Open stefano-maggiolo opened 11 years ago

stefano-maggiolo commented 11 years ago

If an admin changes something in a task (read: dataset after they are merged), there is no way to discern the submission results that were computed with the new task/dataset data and those computed after. Proposal: add an "up_to_date" field in the submission results table to be flipped when something changes in the task/dataset, and allow admins to re-evaluate only those submission.

lw commented 11 years ago

I don't like this idea that much because:

Anyway, if at the end we decide we want something like that, I'd prefer to do it in a way that was proposed somewhere some time ago: store a "hash" for each result that is derived from the digests of the files that were used (+ other useful information) and use that to determine if a result is outdated.

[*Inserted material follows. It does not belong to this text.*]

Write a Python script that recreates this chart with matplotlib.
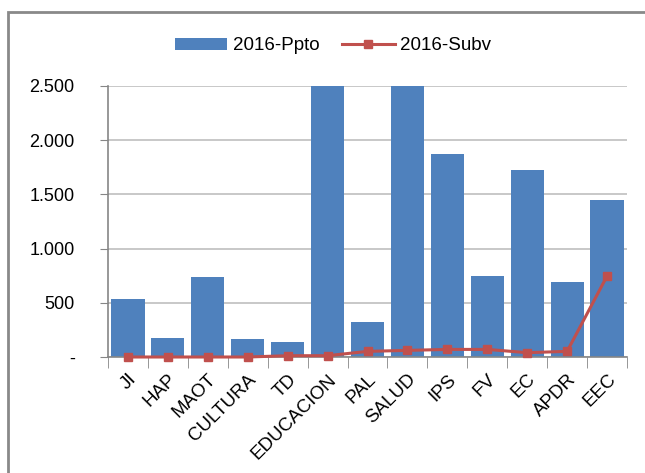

giomasce commented 11 years ago

Il 12/05/2013 20:45, Luca Wehrstedt ha scritto:

  • We've always given great powers (and great responsibilities) to contest administrators, because they know best. This seems to go in the opposite direction.

I mostly agree with your remarks; only thing: adding such a tool is not necessarily something "removing" admin's powers; it may just be something to help them use the powers properly.

In this particular case, I acknowledge that your hashing proposal is better, although I would need to think better about it to decide whether I really like it or not (I don't remember what and whether I already commented about it).

Gio.

Giovanni Mascellani mascellani@poisson.phc.unipi.it Pisa, Italy

Web: http://poisson.phc.unipi.it/~mascellani Jabber: g.mascellani@jabber.org / giovanni@elabor.homelinux.org

stefano-maggiolo commented 11 years ago

adding such a tool is not necessarily something "removing" admin's powers; it may just be something to help them use the powers properly

That was the idea, to inform them and making sure they don't forget to think about this. Remember that they might also think that CMS handle this automatically. In particular, I'm not too worried about false positive here.